L’appui moral de l’Académie de Berlin n’avait pas encore revêtu la forme de subvention, et les travaux auraient assez longtemps langui, si le consul général allemand, M. Beer, n’eût avancé en diverses fois 80 000 francs ; et ceci permit à la station naissante d’attendre la subvention annuelle de 30 000 marks, portée depuis à 40 000 marks, que le Reichstag inscrivit au budget de l’Empire.

Il ne suffisait pas d’avoir des bâtimens, il fallait encore un budget annuel qui permît le travail. Ouverte en février 1874, la station n’a pas depuis cessé de prospérer. Il y est actuellement dépensé tous les ans plus de 100 000 francs pour entretien, acquisition de réactifs, d’instrumens et de matériel d’études. Le personnel des collaborateurs scientifiques permanens et d’employés de toutes sortes comprend plus de 40 personnes. Ces chiffres n’indiquent-ils pas déjà un énorme mouvement ? Quelques autres préciseront davantage peut-être. On consomme chaque année 10 000 francs d’alcool, 6 000 de réactifs divers, 6 000 de verrerie.
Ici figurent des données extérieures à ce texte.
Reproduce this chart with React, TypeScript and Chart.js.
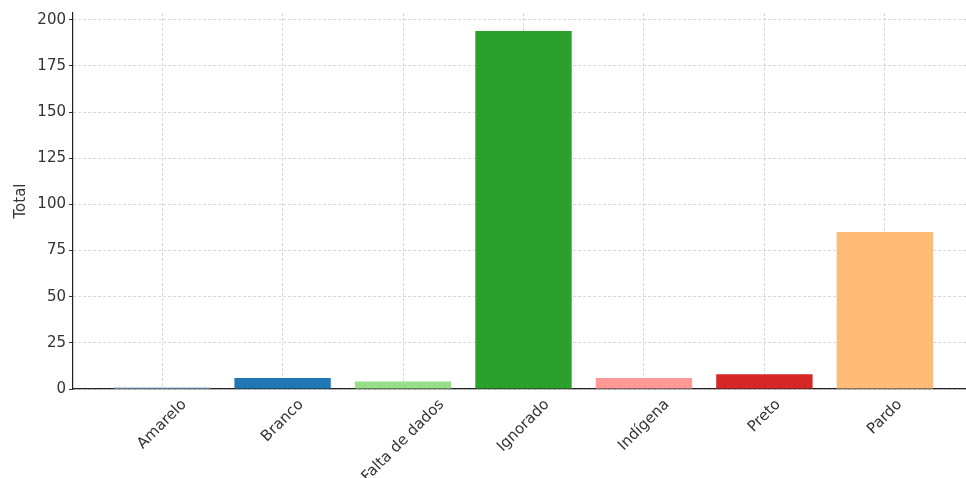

Quelles sont donc les sources de ce beau revenu ? La réponse à cette question présente, il me semble, plus d’intérêt pour nous Français que pour personne, car nous sommes peu accoutumés à voir des établissemens scientifiques prospérer grâce à des dons, rentes ou subventions provenant de particuliers, de sociétés savantes ou d’Etats étrangers. L’Institut Pasteur constitue une récente et remarquable exception ; mais d’abord les souscriptions étrangères ont largement afflué, et, de plus, il n’est peut-être pas inexact de croire que beaucoup d’offrandes nationales sont allées à l’œuvre de bienfaisance, à l’hôpital traitant la rage, autant, sinon plus, qu’au laboratoire de recherches.

Par contrat valable pour 2, 3 ou 5 ans, un particulier, une société savante, un gouvernement, moyennant une cotisation annuelle de 2 500 francs, a droit à ce qu’on appelle une « Table » à la station zoologique de Naples, c’est-à-dire que le particulier, la société savante ou le gouvernement peut pendant toute l’année faire occuper par un travailleur une place dans le laboratoire ; et on lui fournit à la station tous les instrumens, tous les réactifs, tous les animaux dont il a besoin ; il dispose de tous les livres de la bibliothèque : il est chez lui, dans la mesure, naturellement, où son activité n’est pas comprimante pour l’activité des voisins. Il est aisé de prévoir que, sans parler même de leur zèle bien prouvé pour la science, le directeur de la station et ses collaborateurs vont jusqu’à la limite du possible pour donner satisfaction à tous les travailleurs ; car la durée des contrats, c’est-à-dire la source du revenu, a pour facteur essentiel la satisfaction des contractans.